Let’s be clear: Video games do not cause violence, and video games had nothing to do with Nikolas Cruz’s murderous spree in Florida.
Major media outlets and armchair scientists on Twitter and Facebook associated video games with violent behavior in passing — as if the concept was already accepted as fact and not worth closer scrutiny. Both hosts and panelists alleged a connection without any evidence, and the mildest skepticism was rarely shown in the admittance of not knowing enough to comment.
It didn’t go much beyond murmurs until Kentucky Gov. Matt Bevin unleashed his rant Feb. 15 on “The Leland Conway Show.”

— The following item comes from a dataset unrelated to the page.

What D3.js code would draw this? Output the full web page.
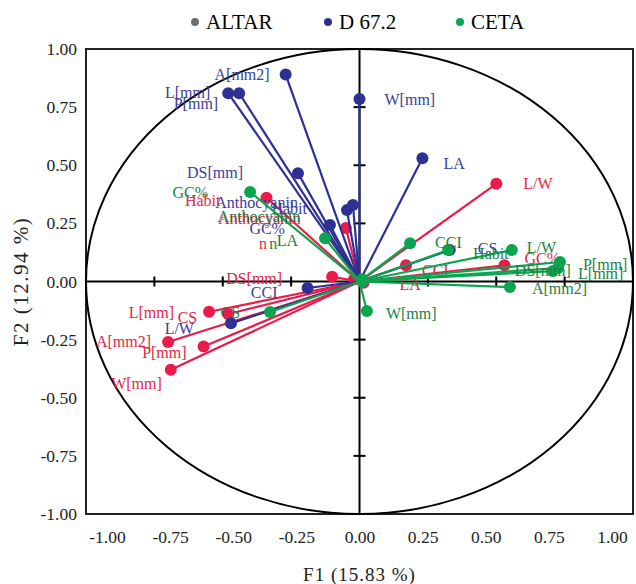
<!DOCTYPE html>
<html>
<head>
<meta charset="utf-8">
<script src="https://cdn.jsdelivr.net/npm/d3@7"></script>
<style>
  body { margin: 0; background: #fff; }
  text { font-family: "Liberation Serif", "Times New Roman", serif; }
</style>
</head>
<body>
<div id="chart"></div>
<script>
// 軸の目盛り
const tickValues = [-1, -0.75, -0.5, -0.25, 0, 0.25, 0.5, 0.75, 1];
const xTitle = "F1 (15.83 %)";
const yTitle = "F2 (12.94 %)";

// ALTAR
const altarNames = ["A[mm2]", "L[mm]", "P[mm]", "W[mm]", "DS[mm]", "L/W", "GC%", "LA", "CCI", "CS", "Habit", "Anthocyanin", "n"];
const altarF1 = [-0.70, -0.55, -0.57, -0.69, -0.10, 0.50, 0.53, 0.015, 0.17, -0.48, -0.34, -0.05, -0.02];
const altarF2 = [-0.26, -0.13, -0.28, -0.38, 0.02, 0.42, 0.07, -0.005, 0.07, -0.14, 0.36, 0.23, 0.01];

// D 67.2
const d672Names = ["A[mm2]", "L[mm]", "P[mm]", "W[mm]", "DS[mm]", "LA", "Anthocyanin", "Habit", "GC%", "CS", "CCI", "L/W"];
const d672F1 = [-0.27, -0.48, -0.44, 0.00, -0.225, 0.23, -0.046, -0.024, -0.108, 0.33, -0.19, -0.47];
const d672F2 = [0.89, 0.81, 0.81, 0.785, 0.466, 0.53, 0.307, 0.329, 0.243, 0.135, -0.028, -0.18];

// CETA
const cetaNames = ["P[mm]", "L[mm]", "DS[mm]", "L/W", "A[mm2]", "CCI", "Habit", "W[mm]", "CS", "GC%", "LA", "Anthocyanin", "n"];
const cetaF1 = [0.733, 0.726, 0.707, 0.557, 0.55, 0.185, 0.324, 0.027, -0.327, -0.40, -0.126, 0.01, 0.01];
const cetaF2 = [0.084, 0.058, 0.045, 0.135, -0.024, 0.165, 0.135, -0.127, -0.131, 0.385, 0.186, 0.01, 0.0];

// ラベルの位置（点からのずれ）
const labelOffsets = {
  "ALTAR": {
    "A[mm2]": [-17, 0, "end"], "L[mm]": [-35, 1, "end"], "P[mm]": [-17, 6, "end"],
    "W[mm]": [-9, 14, "end"], "DS[mm]": [-50, 2, "end"], "L/W": [27, 0, "start"],
    "GC%": [20, -7, "start"], "LA": [36, 2, "start"], "CCI": [16, 5, "start"],
    "CS": [-31, 3, "end"], "Habit": [-46, 3, "end"], "Anthocyanin": [-45, -10, "end"],
    "n": [-87, -36, "end"]
  },
  "D 67.2": {
    "A[mm2]": [-16, 0, "end"], "L[mm]": [-18, -1, "end"], "P[mm]": [-21, 10, "end"],
    "W[mm]": [25, 1, "start"], "DS[mm]": [-55, -1, "end"], "LA": [21, 5, "start"],
    "Anthocyanin": [-49, -8, "end"], "Habit": [-46, 3, "end"], "GC%": [-45, 3, "end"],
    "CS": [28, -2, "start"], "CCI": [-30, 4, "end"], "L/W": [-37, 5, "end"]
  },
  "CETA": {
    "P[mm]": [23, 3, "start"], "L[mm]": [20, 5, "start"], "DS[mm]": [-38, -1, "start"],
    "L/W": [15, -3, "start"], "A[mm2]": [22, 1, "start"], "CCI": [25, -1, "start"],
    "Habit": [25, 3, "start"], "W[mm]": [19, 2, "start"], "CS": [-30, 1, "end"],
    "GC%": [-42, 1, "end"], "LA": [-27, 2, "end"], "Anthocyanin": [-62, -63, "end"],
    "n": [-85, -38, "end"]
  }
};

const series = [
  {name: "ALTAR", names: altarNames, f1: altarF1, f2: altarF2, line: "#ea1b4b", text: "#e41f45", legend: "#6d6e71"},
  {name: "D 67.2", names: d672Names, f1: d672F1, f2: d672F2, line: "#2e3192", text: "#3a3d9a", legend: "#2e3192"},
  {name: "CETA", names: cetaNames, f1: cetaF1, f2: cetaF2, line: "#0ca54f", text: "#1b8145", legend: "#0ca54f"}
];

const width = 636;
const height = 584;
const margin = {top: 49, right: 3, bottom: 70, left: 86};
const innerWidth = width - margin.left - margin.right;
const innerHeight = height - margin.top - margin.bottom;

const svg = d3.select("#chart").append("svg")
  .attr("width", width)
  .attr("height", height);

const g = svg.append("g")
  .attr("transform", "translate(" + margin.left + "," + margin.top + ")");

const x = d3.scaleLinear().domain([-1, 1]).range([0, innerWidth]);
const y = d3.scaleLinear().domain([-1, 1]).range([innerHeight, 0]);
// 下の目盛りラベルは少し内側に寄っている
const xLabel = d3.scaleLinear().domain([-1, 1]).range([21, innerWidth - 21]);

// 枠
g.append("rect")
  .attr("width", innerWidth)
  .attr("height", innerHeight)
  .attr("fill", "none")
  .attr("stroke", "#222")
  .attr("stroke-width", 2);

// 相関円
g.append("ellipse")
  .attr("cx", x(0)).attr("cy", y(0))
  .attr("rx", x(1) - x(0)).attr("ry", y(0) - y(1))
  .attr("fill", "none")
  .attr("stroke", "#000")
  .attr("stroke-width", 2);

// 原点を通る軸
g.append("line")
  .attr("x1", 0).attr("x2", innerWidth)
  .attr("y1", y(0)).attr("y2", y(0))
  .attr("stroke", "#000").attr("stroke-width", 2);
g.append("line")
  .attr("x1", x(0)).attr("x2", x(0))
  .attr("y1", 0).attr("y2", innerHeight)
  .attr("stroke", "#000").attr("stroke-width", 2);

const inner = tickValues.filter(d => d !== 0 && Math.abs(d) < 1);
g.selectAll(".xtick").data(inner).enter().append("line")
  .attr("x1", d => x(d)).attr("x2", d => x(d))
  .attr("y1", y(0) - 5).attr("y2", y(0) + 5)
  .attr("stroke", "#000").attr("stroke-width", 2);
g.selectAll(".ytick").data(inner).enter().append("line")
  .attr("x1", x(0) - 6).attr("x2", x(0) + 6)
  .attr("y1", d => y(d)).attr("y2", d => y(d))
  .attr("stroke", "#000").attr("stroke-width", 2);

// 軸ラベル
const yAxis = g.append("g")
  .call(d3.axisLeft(y).tickValues(tickValues).tickFormat(d => d.toFixed(2)).tickSize(0).tickPadding(9));
yAxis.select(".domain").remove();
yAxis.selectAll("text").attr("font-size", 17.5).attr("fill", "#222")
  .style("font-family", "'Liberation Serif', serif");

const xAxis = g.append("g")
  .attr("transform", "translate(0," + innerHeight + ")")
  .call(d3.axisBottom(xLabel).tickValues(tickValues).tickFormat(d => d.toFixed(2)).tickSize(0).tickPadding(17));
xAxis.select(".domain").remove();
xAxis.selectAll("text").attr("font-size", 17.5).attr("fill", "#222")
  .style("font-family", "'Liberation Serif', serif");

svg.append("text")
  .attr("x", margin.left + x(0))
  .attr("y", 581)
  .attr("text-anchor", "middle")
  .attr("font-size", 19)
  .attr("letter-spacing", 1)
  .attr("fill", "#222")
  .text(xTitle);

svg.append("text")
  .attr("transform", "translate(28," + (margin.top + y(0)) + ") rotate(-90)")
  .attr("text-anchor", "middle")
  .attr("font-size", 21)
  .attr("letter-spacing", 1.5)
  .attr("fill", "#222")
  .text(yTitle);

// ベクトルの描画
series.forEach(function (s) {
  const pts = s.names.map((n, i) => ({name: n, f1: s.f1[i], f2: s.f2[i]}));
  const sg = g.append("g");
  sg.selectAll("line").data(pts).enter().append("line")
    .attr("x1", x(0)).attr("y1", y(0))
    .attr("x2", d => x(d.f1)).attr("y2", d => y(d.f2))
    .attr("stroke", s.line).attr("stroke-width", 2.2);
  sg.selectAll("circle").data(pts).enter().append("circle")
    .attr("cx", d => x(d.f1)).attr("cy", d => y(d.f2))
    .attr("r", 6)
    .attr("fill", s.line);
  sg.selectAll("text").data(pts).enter().append("text")
    .attr("x", d => x(d.f1) + labelOffsets[s.name][d.name][0])
    .attr("y", d => y(d.f2) + labelOffsets[s.name][d.name][1])
    .attr("text-anchor", d => labelOffsets[s.name][d.name][2])
    .attr("dominant-baseline", "central")
    .attr("font-size", 16)
    .attr("fill", s.text)
    .text(d => d.name);
});

// 凡例
const legendX = [195, 328, 460];
const legend = svg.append("g");
series.forEach(function (s, i) {
  legend.append("circle")
    .attr("cx", legendX[i]).attr("cy", 22)
    .attr("r", 4)
    .attr("fill", s.legend);
  legend.append("text")
    .attr("x", legendX[i] + 11).attr("y", 22)
    .attr("dominant-baseline", "central")
    .attr("font-size", 21)
    .attr("fill", "#000")
    .text(s.name);
});
</script>
</body>
</html>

He starts by saying “we have a cultural problem in America.” That’s true, but where he goes after is not. Here’s part of what the governor had to say on video games:
“They celebrate the slaughtering of people. There are games that literally replicate and give people the ability to score points for doing the very same thing that these students are doing inside of schools, where you get extra points for finishing someone off who’s lying there begging for their life. These are quote-unquote video games, and they’re forced down our throats under the guise of protected speech. It’s garbage. It’s the same as pornography. They have desensitized people to the value of human life, to the dignity of women, to the dignity of human decency.”

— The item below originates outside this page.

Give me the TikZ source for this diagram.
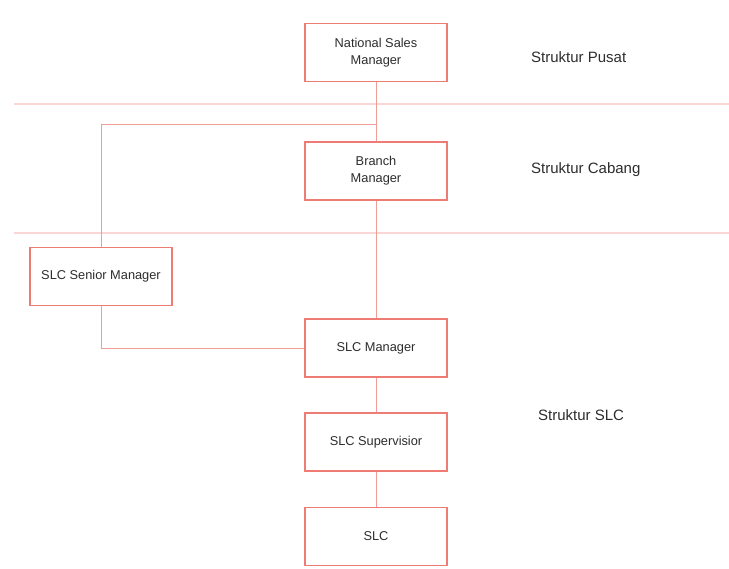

It’s immediately apparent by the words the governor used that he and whoever prepared him for this interview didn’t bother to do even a cursory Google search on video games and violence. If they had, they would have come across studies like the University of York’s.
The study, published in January, “found no evidence to support the theory that video games make players more violent.”
“In a series of experiments, with more than 3,000 participants, the team demonstrated that video game concepts do not ‘prime’ players to behave in certain ways and that increasing the realism of violent video games does not necessarily increase aggression in game players,” the study continued.
The conclusion states more studies are necessary.
Potentially violent and emotionally or mentally disturbed individuals may play video games, but those games aren’t what make them violent and unstable.
If that were the case, there would be more tragedies like this across the world. Why? Because there are 2.2 billion gamers. Violent games are sold and consumed globally, yet America is the only country routinely plagued with school shootings.
Additionally, America’s decreasing rate of violent crime contradicts Bevin’s argument. The gaming industry is growing at a staggering rate while violent crime continues to decline nationally, according to the FBI and Bureau of Justice Statistics, an agency overseen by the Department of Justice.
More households, more children, and more adults playing video games should translate to an increase in violent crime, by these theories. Yet, it has not.
There’s also this study from Frontiers, which showed “evidence against the desensitization hypothesis” and no long-term reduction in empathy from playing violent video games.
Often, video games and the broader entertainment industry are used as scapegoats in the pro- vs. anti-gun debate. One major problem that arises in this defense of the Second Amendment is a First Amendment problem.
Attempts to regulate, shut down and censor certain types of games are a violation of free speech. The Supreme Court decided this eight years ago when it voted 7-2 against a California law in Brown v. Entertainment Merchants Association.
Late Justice Antonin Scalia said this on the matter: “Psychological studies purporting to show a connection between exposure to violent video games and harmful effects on children do not prove that such exposure causes minors to act aggressively.”
America does have a serious problem with school shootings. It’s a multi-faceted problem, and each is as complex as the next: Gun control, mental health and familial breakdown are just a few of the facets that require bipartisan cooperation to tackle.
So first, let’s stop blaming something that has nothing to do with the problem. Second, let’s take the wisdom both sides of the aisle have to offer and make sure schools are the safe institutions of learning and socialization they’re supposed to be.
Knee-jerk reactions to emotional situations are normal. Public figures, however, owe due diligence to their constituents, viewers and readers by taking the time to understand the arguments they’re making before presenting them as indisputable fact.
And the fact of the matter is that video games do not cause violence.